I look back at last 12 months, and I shake my head. It’s been exhausting. The year moved strangely, at speeds where I could barely keep up and times so slow that I begged for the day to end, to let me sleep and dissolve some of the stress away. 2015 was powerful for me, unlike some other years where I can barely remember much, this one will stand looming over my grave.
I’ve had moments that have changed my life, changed who I thought I was, and who I will be in the future this year. I am thankful for this and also so fiercely angry that I can barely breath without screaming.
I’ve done things I’ve always wanted. And done things I swore I’d never do.
I’ve gone places I only dreamed of seeing. Been in a place I wouldn’t wish on anyone.
I’ve loved passionately. Hated with such gravity that I was almost crushed by it.
I found strength in my friends. And watched my best friend suffer and couldn’t do anything about it.
I embraced new daughters into our family. And sighed as not all of them lasted through the year.
I traveled around the world and found that it wasn’t much different from my small town.
I held new babies and said goodbye elderly friends.
I got involved in social experiments. I stopped participating in social gossip.
I drank more tea and sipped less wine.
I’ve been wildly free. And felt so trapped that I wanted to claw my way out of the traps I set for myself.
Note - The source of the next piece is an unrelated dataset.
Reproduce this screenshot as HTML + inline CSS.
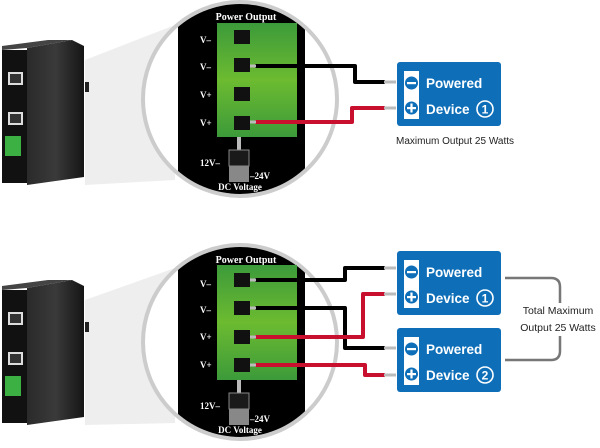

I forgave my body for many things. But held grudges against it for others.
I planted a lovely garden. And watched my house be torn up and left with holes.
I chased rainbows. And cried when it rained too much.
I stood in wide amazement as my lifetime heroes took stage. And I pulled the covers over my head as I said good-bye to heroes that never knew how much I cared.
I went on adventures with my best friends. And found simple times quiet on couches just as satisfying.
I dipped my toes into the sea, climbed the edges of cliffs, and breathed in the dryness of the desert air.
I got rid of clutter only to add more.
I made new friends. And lost a few more.
I traveled on my own. I stayed home when everyone else left.
I discovered I am a much better Auntie than I thought I would be.
I went to mellow concerts in the park. And plugged my ears in punk bars in the city.
I discovered China town has amazing pizza. Yet food in Germany is really not my thing.
I took a social media break to clear my head. Then I went back with a new mission to find myself.
I saw a pony in a bar. Yeah, that really happened. It was cool… no yang to that. Just cool.
My Dad surprised me with a visit and shocked me with his death. I took it harder than I expected and I still don’t understand why.
My Mother faked dying and shocked me with how low she’d go. I took that pretty hard and I am struggling to understand why.
My Brother became less of a child and more of my friend. I don’t know when that happened, but I’m glad.
My children all had moments where they called out for me in tears and broke my heart, and hugged me so tight that they fixed it.
My husband was both my rock and my punching bag, my friend and my foe. And we somehow made it another year.
I found my friends are more like family and some family like distant friends.
I spent time with lifetime friends and longed to see friends of a lifetime.
I’ve had the best health and the worst, confusing me if I am fading or healing.
I lost 15 pounds but I still fight with my body.
I embraced being 40 something only to face that age doesn’t really matter, anyone can die.
I’ve had work success and moments that I thought I need a big change.
I’ve accepted challenges and let myself down on others.
I’ve been brave enough to stand up for injustice and terrified to address my own flaws.
I have been so happy I cried tears. So depressed I wondered if I could make it another day.
I know where I want to be. But I don’t know how I got here sometimes.
I am very proud of the woman I’ve become, but saddened at parts of that journey.
There are people I wish I could wrap my arms around and hold on tightly to, and others that make me ill.
I’ve reached out and taken the risks for acceptance and been rejected and both are okay with me.
I am excited for the new year and scared that I have been so beaten down by the last 12 months that I can’t be strong enough for more.
I want to find my wings and fly, yet I am fearful of where I might go.
I know I can be more, but I lie to myself and say I can’t.
Life is full of balancing scales. A life full of brave moments and moments passed up because of fear. 2015 wasn’t my year, and I am hoping that it will balance out and I will find 2016 is a year full of possibilities and fewer tears.